The youth group of St. Paul on-the-Hill, Pickering came together on Sunday, March 13 to assemble personal care kits for the homeless in Durham Region. In the span of two hours, 12 teens and three adults put together 50 kits.
Each paper bag kit contained the following items: deodorant, a toothbrush, facial soap, body soap, Band Aids, a comb, and shampoo and conditioner. The teens decorated the paper bags with encouraging words and colorful drawings, to let the recipients know they were loved and prayed for.
Matthew Waterman, St. Paul’s youth pastor, says the event was also one more way to help the youth reintegrate with parish life after all the disconnect during the pandemic. “The teens brought a lot of creativity and care to their work and showed a real concern for the less fortunate.”

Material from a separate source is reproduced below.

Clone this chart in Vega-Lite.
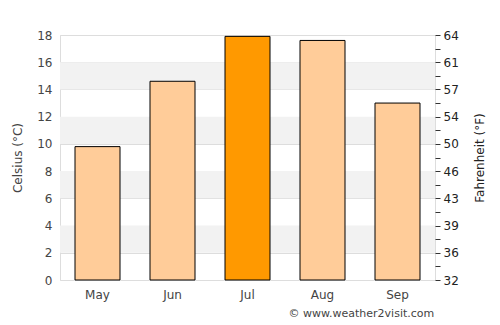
{
  "$schema": "https://vega.github.io/schema/vega-lite/v6.json",
  "width": 375,
  "height": 245,
  "autosize": {"type": "none"},
  "padding": {"left": 60, "top": 35, "right": 65, "bottom": 45},
  "config": {
    "font": "DejaVu Sans",
    "view": {"stroke": "#dddddd"},
    "axis": {"labelOverlap": false}
  },
  "title": {
    "text": "© www.weather2visit.com",
    "orient": "bottom",
    "anchor": "end",
    "fontSize": 11,
    "fontWeight": "normal",
    "color": "#444444",
    "offset": 8,
    "dx": -51
  },
  "datasets": {
    "temps": [
      {"month": "May", "c": 9.8, "hot": "no"},
      {"month": "Jun", "c": 14.6, "hot": "no"},
      {"month": "Jul", "c": 17.9, "hot": "yes"},
      {"month": "Aug", "c": 17.6, "hot": "no"},
      {"month": "Sep", "c": 13.0, "hot": "no"}
    ],
    "bands": [
      {"lo": 2, "hi": 4},
      {"lo": 6, "hi": 8},
      {"lo": 10, "hi": 12},
      {"lo": 14, "hi": 16}
    ]
  },
  "layer": [
    {
      "layer": [
        {
          "data": {"name": "bands"},
          "mark": {"type": "rect", "color": "#f2f2f2"},
          "encoding": {
            "y": {"field": "lo", "type": "quantitative", "scale": {"domain": [0, 18]},
              "axis": {"orient": "left", "values": [0, 2, 4, 6, 8, 10, 12, 14, 16, 18], "labelOverlap": false, "grid": true, "gridColor": "#dddddd", "ticks": false, "domain": false, "labelPadding": 8, "labelFontSize": 12, "labelColor": "#444444", "title": "Celsius (°C)", "titleFontSize": 12, "titleFontWeight": "normal", "titleColor": "#444444", "titlePadding": 12}},
            "y2": {"field": "hi"}
          }
        },
        {
          "data": {"name": "temps"},
          "mark": {"type": "bar", "stroke": "#000000", "strokeWidth": 1},
          "encoding": {
            "x": {"field": "month", "type": "nominal", "sort": null, "scale": {"paddingInner": 0.4, "paddingOuter": 0.2},
              "axis": {"title": null, "labelAngle": 0, "ticks": false, "domain": false, "labelPadding": 9, "labelFontSize": 12, "labelColor": "#444444"}},
            "y": {"field": "c", "type": "quantitative",
              "axis": {"orient": "left", "values": [0, 2, 4, 6, 8, 10, 12, 14, 16, 18], "labelOverlap": false, "grid": true, "gridColor": "#dddddd", "ticks": false, "domain": false, "labelPadding": 8, "labelFontSize": 12, "labelColor": "#444444", "title": "Celsius (°C)", "titleFontSize": 12, "titleFontWeight": "normal", "titleColor": "#444444", "titlePadding": 12}},
            "color": {"field": "hot", "type": "nominal", "scale": {"domain": ["no", "yes"], "range": ["#ffcc99", "#ff9900"]}, "legend": null}
          }
        }
      ]
    },
    {
      "data": {"name": "temps"},
      "mark": {"type": "point", "opacity": 0},
      "encoding": {
        "x": {"field": "month", "type": "nominal", "sort": null},
        "y": {"field": "c", "type": "quantitative", "scale": {"domain": [0, 18]},
          "axis": {"orient": "right", "values": [0,1,2,3,4,5,6,7,8,9,10,11,12,13,14,15,16,17,18], "labelExpr": "datum.value % 2 == 0 ? format(datum.value * 1.8 + 32, '.0f') : ''", "labelOverlap": false, "grid": false, "domain": false, "ticks": true, "tickSize": 5, "tickColor": "#333333", "labelPadding": 3, "labelFontSize": 12, "labelColor": "#222222", "title": "Fahrenheit (°F)", "titleFontSize": 12, "titleFontWeight": "normal", "titleColor": "#222222", "titleAngle": 270, "titleBaseline": "top", "titlePadding": 16}}
      }
    }
  ],
  "resolve": {"scale": {"y": "independent"}, "axis": {"y": "independent"}}
}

The suggestions for these items came from Gate 3:16, a ministry to the homeless in Durham Region. St. Paul’s supports Gate 3:16 throughout the year. This Lent, the church ran an almsgiving drive to collect urgently needed items for the homeless, like sleeping bags, backpacks, water bottles, socks, nail clippers and combs. The youth event that made personal care kits was part of the parish effort to help Gate 3:16 and its ministry. The money for the youth project came from the Love Thy Neighbour grant program, which is made possible by the episcopal area of Trent-Durham’s area council.
At a recent parish education night, Alan Perron, administrator at Gate 3:16, said that there are 226 homeless people in Durham Region, and the region has only been able to find rooms for 15 of them. The 50 personal care kits will help all those living on the streets while waiting for a home.
As Christians, sometimes we forget that Lent is not only a time for giving something up, it is also a time for giving.